One S6 student explained: “First of all, the exam as a whole did not follow the common structure seen in the last seven years (since the introduction of the multiple choice section in 2008). I have been revising using the past papers provided by the SQA and every single one from 2008 to 2014 has followed a more or less similar construct, with the same type of questions found at each part of the exam. The 2015 exam had no relation at all to the previous year’s exams and I felt I had revised for the wrong questions, which should not be the case.

“Secondly, the difficulty of the questions was completely unfair. What seemed like A level questions were appearing early on in the paper and as I was used to answering the old higher maths questions.

“I feel it is not acceptable that I was given an exam that followed the new higher design more than the old previous years which I revised for.”

At present the two petitions have reached more than 12,000 signatures.

One petition reads: “Students, teachers and parents alike are in disbelief at the exam set by the SQA for Higher Maths. It bore no resemblance to the CFE course studied and specimen papers provided.

“The general consensus is that the majority of questions were so hard the students weren’t able to solve them. The SQA should be investigated as this is an outrage. Pupils have put so much preparation into this subject and have now been left traumatised.

“The knock on effect is fear of subsequent exams and the possibility of not gaining access to the university course they have worked so hard for.”

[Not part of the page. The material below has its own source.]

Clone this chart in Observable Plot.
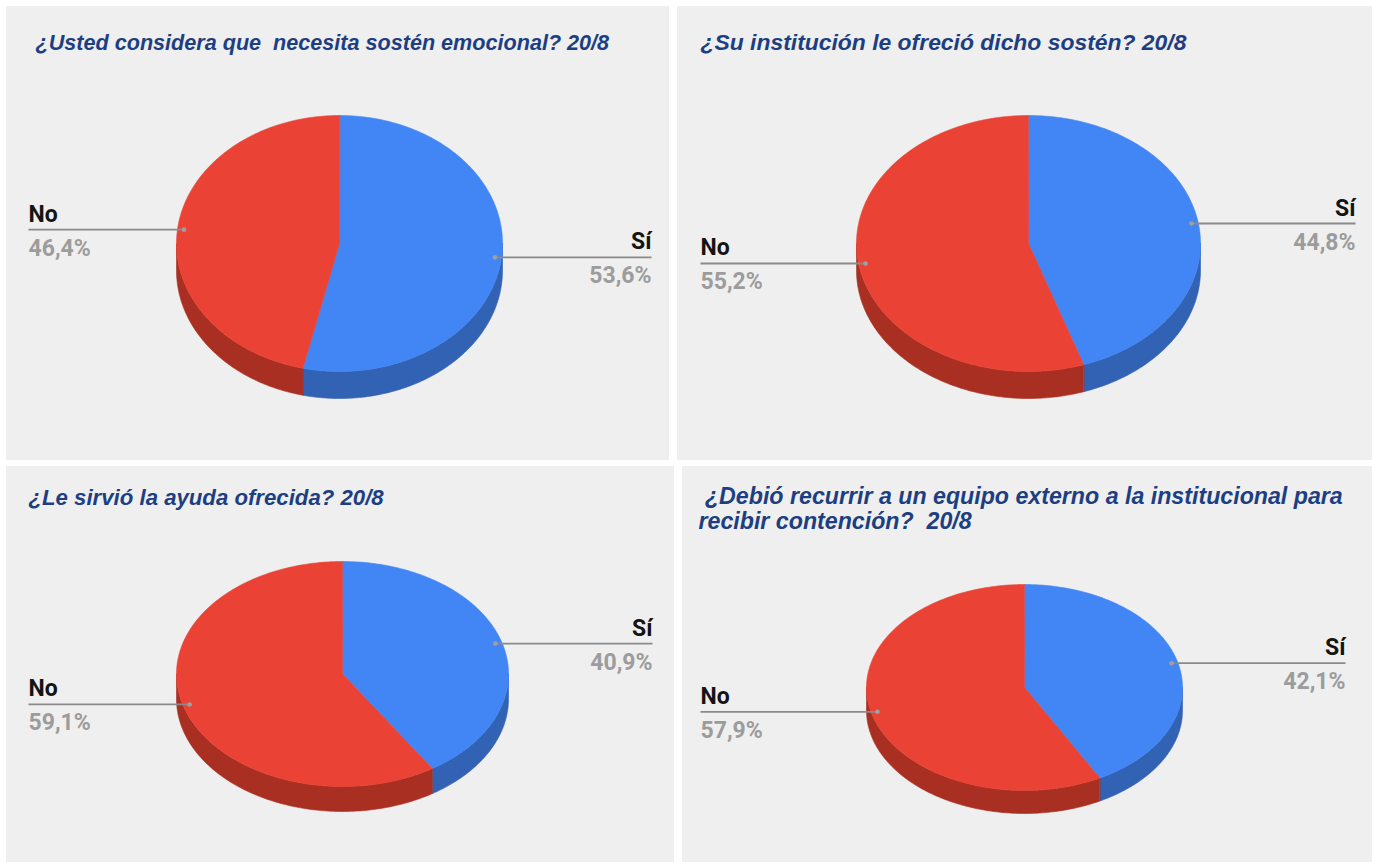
<!DOCTYPE html>
<html>
<head>
<meta charset="utf-8">
<script src="https://cdn.jsdelivr.net/npm/d3@7"></script>
<script src="https://cdn.jsdelivr.net/npm/@observablehq/plot@0.6"></script>
<style>
  html, body { margin: 0; padding: 0; background: #ffffff; }
  #wrap { position: relative; width: 1377px; height: 865px; overflow: hidden; background: #ffffff; }
  .panel { position: absolute; background: #efefef; }
  .panel svg { display: block; }
</style>
</head>
<body>
<div id="wrap"></div>
<script>
// ---- data ----
const questions = [
  "¿Usted considera que  necesita sostén emocional? 20/8",
  "¿Su institución le ofreció dicho sostén? 20/8",
  "¿Le sirvió la ayuda ofrecida? 20/8",
  " ¿Debió recurrir a un equipo externo a la institucional para\nrecibir contención?  20/8"
];
const categories = ["Sí", "No"];
const siPct = [53.6, 44.8, 40.9, 42.1];
const noPct = [46.4, 55.2, 59.1, 57.9];

// ---- styles ----
const topColors = ["#4285f4", "#ea4335"];
const sideColors = ["#3162b4", "#a92f22"];

// ---- layout (pixel geometry of each panel) ----
const panels = [
  {left: 6,   top: 6,   w: 663, h: 454, cx: 333, cy: 237,   rx: 163, ry: 128,   depth: 27, titleX: 29, titleY: 43, titleSize: 21.6, leftX: 22, rightX: 645},
  {left: 677, top: 6,   w: 695, h: 454, cx: 351, cy: 237,   rx: 172, ry: 128,   depth: 27, titleX: 23, titleY: 43, titleSize: 22.9, leftX: 23, rightX: 678},
  {left: 6,   top: 466, w: 668, h: 396, cx: 336, cy: 207.5, rx: 166, ry: 112.5, depth: 25, titleX: 22, titleY: 38, titleSize: 22.2, leftX: 22, rightX: 646},
  {left: 682, top: 466, w: 690, h: 396, cx: 342, cy: 221,   rx: 158, ry: 103,   depth: 23, titleX: 16, titleY: 62, titleSize: 23.2, leftX: 18, rightX: 663}
];

const fmtPct = v => v.toFixed(1).replace(".", ",") + "%";
const wrap = document.getElementById("wrap");

panels.forEach((p, i) => {
  const values = [siPct[i], noPct[i]];
  const total = d3.sum(values);
  let acc = 0;
  const slices = values.map((v, k) => {
    const a0 = acc, a1 = acc + v / total * 360;
    acc = a1;
    return {k, cat: categories[k], v, a0, a1, mid: (a0 + a1) / 2};
  });

  const pt = (deg, f = 1, dz = 0) => {
    const t = deg * Math.PI / 180;
    return {x: p.cx + f * p.rx * Math.sin(t), y: p.cy - f * p.ry * Math.cos(t) + dz};
  };
  const arc = (a, b, dz) => {
    const n = Math.max(2, Math.ceil(Math.abs(b - a)));
    return d3.range(n + 1).map(j => pt(a + (b - a) * j / n, 1, dz));
  };

  const marks = [];
  // side walls (front half only)
  slices.forEach(s => {
    const a = Math.max(s.a0, 90), b = Math.min(s.a1, 270);
    if (b > a) {
      const ring = [...arc(a, b, 0), ...arc(b, a, p.depth)];
      marks.push(Plot.line(ring, {x: "x", y: "y", curve: "linear-closed",
        fill: sideColors[s.k], stroke: sideColors[s.k], strokeWidth: 0.6}));
    }
  });
  // top faces
  slices.forEach(s => {
    const ring = [{x: p.cx, y: p.cy}, ...arc(s.a0, s.a1, 0)];
    marks.push(Plot.line(ring, {x: "x", y: "y", curve: "linear-closed",
      fill: topColors[s.k], stroke: topColors[s.k], strokeWidth: 0.6}));
  });

  // labels
  const labels = slices.map(s => {
    const q = pt(s.mid, 0.96);
    const right = q.x > p.cx;
    return {cat: s.cat, pct: fmtPct(s.v), px: q.x, py: q.y, lx: right ? p.rightX : p.leftX, right};
  });
  marks.push(
    Plot.link(labels, {x1: "lx", x2: "px", y1: "py", y2: "py", stroke: "#8a8a8a", strokeWidth: 1.8}),
    Plot.dot(labels, {x: "px", y: "py", r: 2.3, fill: "#a0a0a0", stroke: "none"})
  );
  for (const side of [false, true]) {
    const L = labels.filter(d => d.right === side);
    const anchor = side ? "end" : "start";
    marks.push(
      Plot.text(L, {x: "lx", y: d => d.py - 8, text: "cat", textAnchor: anchor, lineAnchor: "bottom",
        fontFamily: "Roboto, 'Liberation Sans', sans-serif", fontSize: 23, fontWeight: "bold", fill: "#141414"}),
      Plot.text(L, {x: "lx", y: d => d.py + 26, text: "pct", textAnchor: anchor, lineAnchor: "bottom",
        fontFamily: "Roboto, 'Liberation Sans', sans-serif", fontSize: 23, fontWeight: "bold", fill: "#9c9c9c"})
    );
  }

  // title
  marks.push(Plot.text([questions[i]], {x: p.titleX, y: p.titleY, text: d => d, textAnchor: "start",
    lineAnchor: "bottom", lineHeight: 25 / p.titleSize, fontFamily: "'Liberation Sans', Arial, sans-serif",
    fontSize: p.titleSize, fontWeight: "bold", fontStyle: "italic", fill: "#1d3f82"}));

  const svg = Plot.plot({
    width: p.w, height: p.h, margin: 0,
    x: {domain: [0, p.w], range: [0, p.w], axis: null},
    y: {domain: [0, p.h], range: [0, p.h], axis: null},
    style: {background: "transparent", overflow: "visible"},
    marks
  });

  const div = document.createElement("div");
  div.className = "panel";
  div.style.left = p.left + "px";
  div.style.top = p.top + "px";
  div.style.width = p.w + "px";
  div.style.height = p.h + "px";
  div.appendChild(svg);
  wrap.appendChild(div);
});
</script>
</body>
</html>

Meanwhile the second petition reads: “The ‘New Higher Maths’ exam was sat throughout Scotland yesterday. However the outcome of this exam reduced individuals to tears and extreme stress due to the high volume of ‘A/B’ type questions.

“This petition if important as we want SQA to take into consideration the difficulty of the paper when marking it which could I turn reduce the pass mark to a level which appropriately demonstrates our level of maths ability.”

A spokesman for the SQA said: “We are aware of the concerns raised by young people and their parents in these petitions and want to assure them that the question papers for the current and new Higher maths exams on Wednesday were developed and quality assured, using the same design principles and assessment specifications as the relevant Higher Maths Specimen Question Paper, under the supervision of the same senior appointee.

“All of these materials follow the relevant Higher maths course assessment specifications, which state the standard, structure and requirements of the assessments.

“As part of our post examination procedures, the pass mark and the cut-off score for each grade are determined after detailed consideration of quantitative and qualitative information.

“In addition, the difficulty of the question paper compared to previous years’ papers is taken into account.

“Please be assured that no learner will be disadvantaged should it be deemed that the current and/or new Higher Maths Question Papers were more demanding than intended.”